Tagged In: Air Pollution, clean air, Clean Energy, Climate Change, Environmental Health, EPA, Fossil Fuels, Fracking, Green Energy, methane, Mining & Drilling, Natural Resources, Ohio
Emily Bacha, Vice President of Public Affairs, August 29, 2019
U.S. Environmental Protection Agency (EPA) Administrator Andrew Wheeler proposed to eliminate direct regulation of methane from the EPA’s New Source Performance Standards.
The following statement can be attributed in full or in part to Trish Demeter, Chief of Staff for the Ohio Environmental Council:
“Today, President Trump and his Environmental Protection Agency proposed to eliminate EPA’s methane rules.
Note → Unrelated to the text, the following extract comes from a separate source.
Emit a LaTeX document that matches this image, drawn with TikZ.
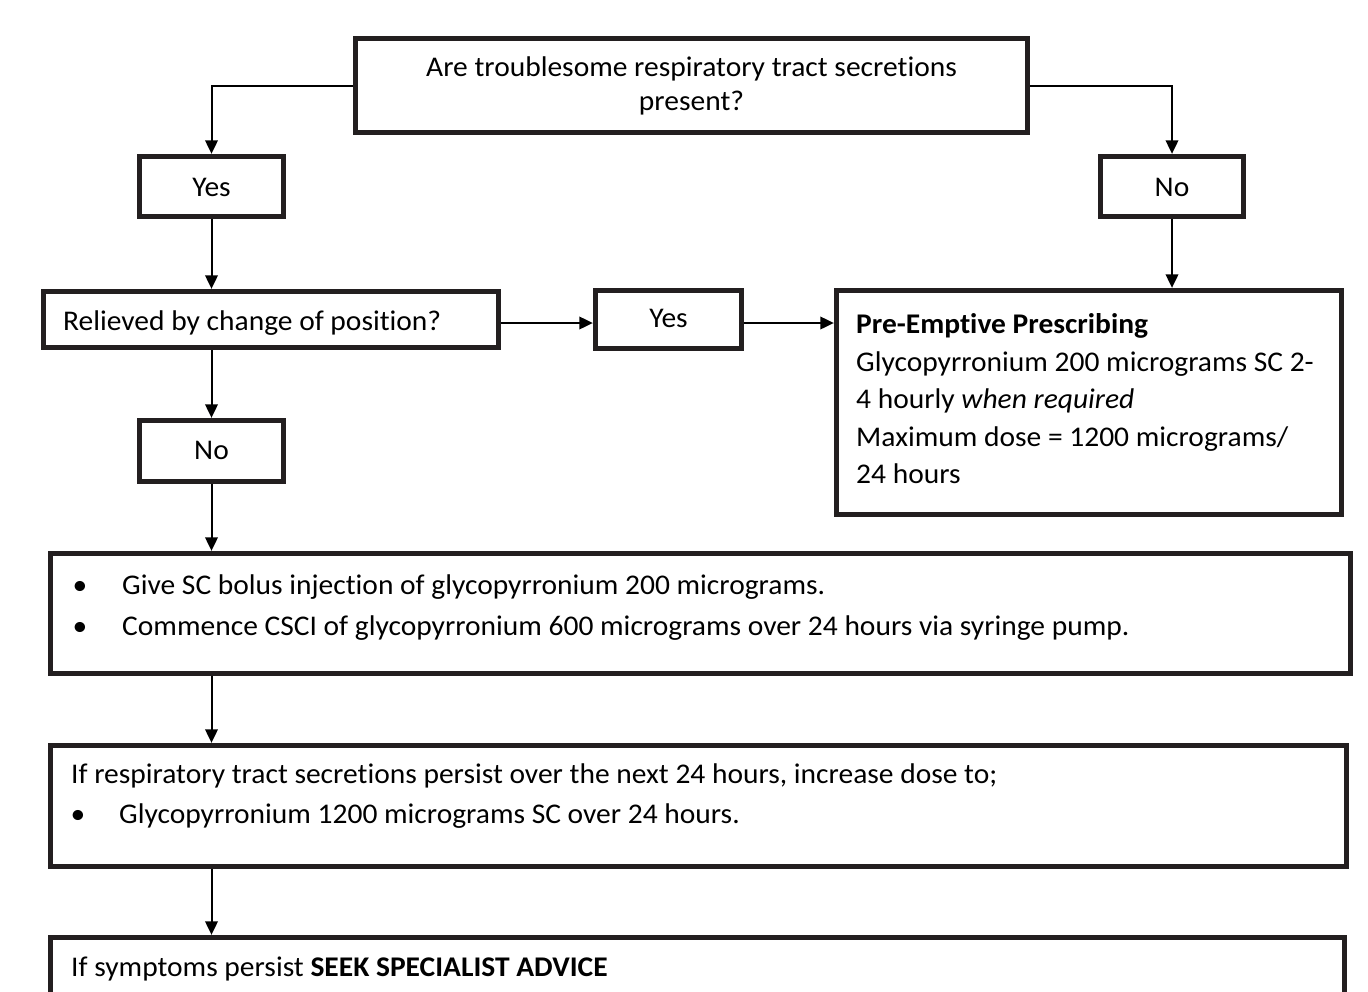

This dangerous move will rollback critical federal oversight of the nation’s nation’s 900,000+ oil and gas wells, more than 58,000 of which can be found in Ohio, and will dramatically increase methane pollution, a harmful driver of climate change.
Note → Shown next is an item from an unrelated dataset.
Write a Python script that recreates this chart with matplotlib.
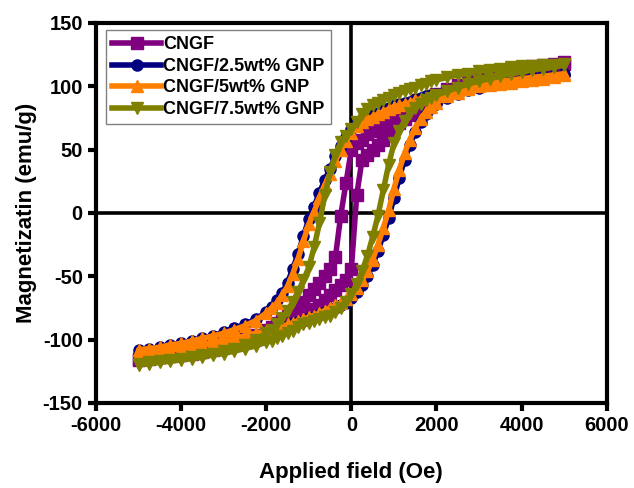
import matplotlib
matplotlib.use("Agg")
import matplotlib.pyplot as plt

plt.rcParams['font.family'] = ['Liberation Sans', 'DejaVu Sans']
plt.rcParams['font.weight'] = 'bold'
plt.rcParams['axes.unicode_minus'] = False

# applied field grid (Oe), descending sweep order
FIELD = [5000, 4750, 4500, 4250, 4000, 3750, 3500, 3250, 3000, 2750, 2500, 2250,
         2000, 1875, 1750, 1625, 1500, 1375, 1250, 1125, 1000, 875, 750, 625, 500,
         375, 250, 125, 0, -125, -250, -375, -500, -625, -750, -875, -1000, -1125,
         -1250, -1375, -1500, -1625, -1750, -1875, -2000, -2250, -2500, -2750,
         -3000, -3250, -3500, -3750, -4000, -4250, -4500, -4750, -5000]
FIELD_UP = FIELD[::-1]

# magnetization (emu/g): *_down follows FIELD, *_up follows FIELD_UP
cngf_down = [119, 118, 117, 116, 114, 113, 111, 109, 107, 104, 101, 98,
             94, 92, 90, 88, 86, 84, 81, 79, 77, 74, 71, 68, 65, 62, 58, 55, 50,
             24, -2, -35, -44, -50, -55, -60, -65, -70, -74, -78, -81, -84, -87,
             -90, -92,
             -96, -99, -102, -104, -106, -108, -110, -111, -112, -113, -114, -115]
cngf_up = [-116, -115, -114, -113, -112, -111, -110, -108, -106, -104, -102, -99,
           -96, -95, -93, -91, -89, -87, -84, -82, -79, -76, -73, -69, -65, -61,
           -57, -53, -44, 14, 42, 46, 50, 54, 58, 62, 67, 71, 74, 77, 80, 83, 86,
           89, 91,
           95, 99, 102, 105, 108, 110, 112, 113, 115, 116, 117, 118]

gnp25_down = [110, 109, 108, 107, 106, 105, 104, 103, 101, 100, 98, 96,
              94, 93, 92, 91, 90, 88, 87, 86, 85, 83, 81, 79, 77, 75, 73, 71, 66,
              60, 53, 45, 35, 26, 16, 5, -5, -18, -32, -44, -55, -63, -69, -74,
              -78,
              -84, -88, -91, -94, -97, -99, -101, -103, -104, -106, -107, -108]
gnp25_up = [-111, -110, -109, -108, -107, -106, -105, -103, -102, -100, -98, -96,
            -94, -93, -92, -90, -89, -87, -86, -85, -83, -82, -80, -78, -77, -75,
            -73, -71, -67, -62, -57, -50, -41, -30, -17, -4, 12, 28, 42, 54, 64,
            72, 78, 83, 86,
            91, 94, 97, 99, 101, 102, 103, 104, 105, 106, 107, 109]

gnp5_down = [110, 109, 108, 107, 106, 105, 104, 102, 101, 99, 97, 95,
             93, 92, 91, 90, 89, 87, 86, 85, 84, 82, 80, 78, 76, 74, 72, 69, 63,
             57, 50, 41, 31, 22, 12, 1, -9, -22, -36, -48, -58, -65, -71, -75, -79,
             -85, -89, -92, -95, -97, -99, -101, -103, -104, -106, -107, -108]
gnp5_up = [-111, -110, -109, -108, -107, -106, -104, -103, -101, -99, -97, -95,
           -93, -92, -91, -90, -88, -87, -85, -84, -82, -81, -79, -77, -75, -73,
           -71, -68, -64, -59, -53, -46, -37, -25, -12, 2, 19, 34, 47, 58, 67, 74,
           80, 84, 87,
           92, 95, 98, 100, 101, 102, 103, 104, 105, 106, 107, 109]

gnp75_down = [118, 117, 117, 116, 116, 115, 114, 113, 112, 110, 109, 107,
              105, 104, 102, 101, 99, 98, 96, 95, 93, 91, 89, 87, 85, 82, 78, 72,
              66, 61, 56, 46, 32, 14, -8, -27, -43, -53, -62, -70, -77, -83, -88,
              -92, -95,
              -100, -104, -107, -109, -111, -112, -114, -115, -116, -117, -118, -119]
gnp75_up = [-120, -119, -118, -117, -116, -115, -114, -112, -111, -109, -107, -105,
            -102, -101, -99, -97, -95, -93, -90, -88, -87, -85, -84, -82, -81, -78,
            -75, -70, -64, -56, -46, -34, -19, -2, 18, 38, 55, 65, 73, 79, 83, 86,
            89, 91, 93,
            96, 99, 102, 104, 106, 108, 110, 111, 113, 114, 115, 117]

series = [
    ("CNGF", cngf_down, cngf_up, "#800080", "s"),
    ("CNGF/2.5wt% GNP", gnp25_down, gnp25_up, "#000080", "o"),
    ("CNGF/5wt% GNP", gnp5_down, gnp5_up, "#FF8000", "^"),
    ("CNGF/7.5wt% GNP", gnp75_down, gnp75_up, "#808000", "v"),
]

fig = plt.figure(figsize=(6.34, 4.88), dpi=100)
ax = fig.add_axes([0.1514, 0.1742, 0.8056, 0.7787])

ax.axhline(0, color="black", lw=2.6, zorder=1)
ax.axvline(0, color="black", lw=2.6, zorder=1)

for i, (name, down, up, col, mk) in enumerate(series):
    h = FIELD + FIELD_UP
    m = down + up
    ax.plot(h, m, color=col, lw=4, marker=mk, ms=8, mec=col, mfc=col,
            label=name, zorder=2 + i)

ax.set_xlim(-6000, 6000)
ax.set_ylim(-150, 150)
ax.set_xticks(range(-6000, 6001, 2000))
ax.set_yticks(range(-150, 151, 50))

for s in ax.spines.values():
    s.set_linewidth(3)
ax.tick_params(width=3, length=6, labelsize=14.5, direction="out")
for lab in ax.get_xticklabels() + ax.get_yticklabels():
    lab.set_fontweight("bold")

ax.set_xlabel("Applied field (Oe)", fontsize=16, fontweight="bold", labelpad=19)
ax.set_ylabel("Magnetizatin (emu/g)", fontsize=16, fontweight="bold", labelpad=4)

leg = ax.legend(loc="upper left", bbox_to_anchor=(0.002, 1.005), fontsize=13,
                handlelength=2.7, handletextpad=0.1, labelspacing=0.25,
                borderpad=0.35, fancybox=False, edgecolor="#808080", framealpha=1)
leg.get_frame().set_linewidth(1)
for t in leg.get_texts():
    t.set_fontweight("bold")

fig.savefig("out.png", dpi=100)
“The nation’s oil and gas industry releases over 13 million metric tons of methane pollution annually, and the problem is only likely to get worse as drilling continues to expand. Methane pollution has been linked to a quarter of all human-made climate change, and if we don’t act now to limit emissions, it will limit our ability to mitigate the effects of climate change and its harmful impacts on our most vulnerable communities.
“Addressing climate change is a problem that cannot wait. Shell, ExxonMobil, and BP have already urged the EPA to not rollback methane emission protections, but to instead tighten those standards. If the people and the industry are in support of tighter standards, why is the Trump administration determined to dismantle these protections?
“This rollback is bad for our state, our country, and our climate. There is no time to waste. We must act now to protect communities by strengthening, not cutting, federal methane standards.”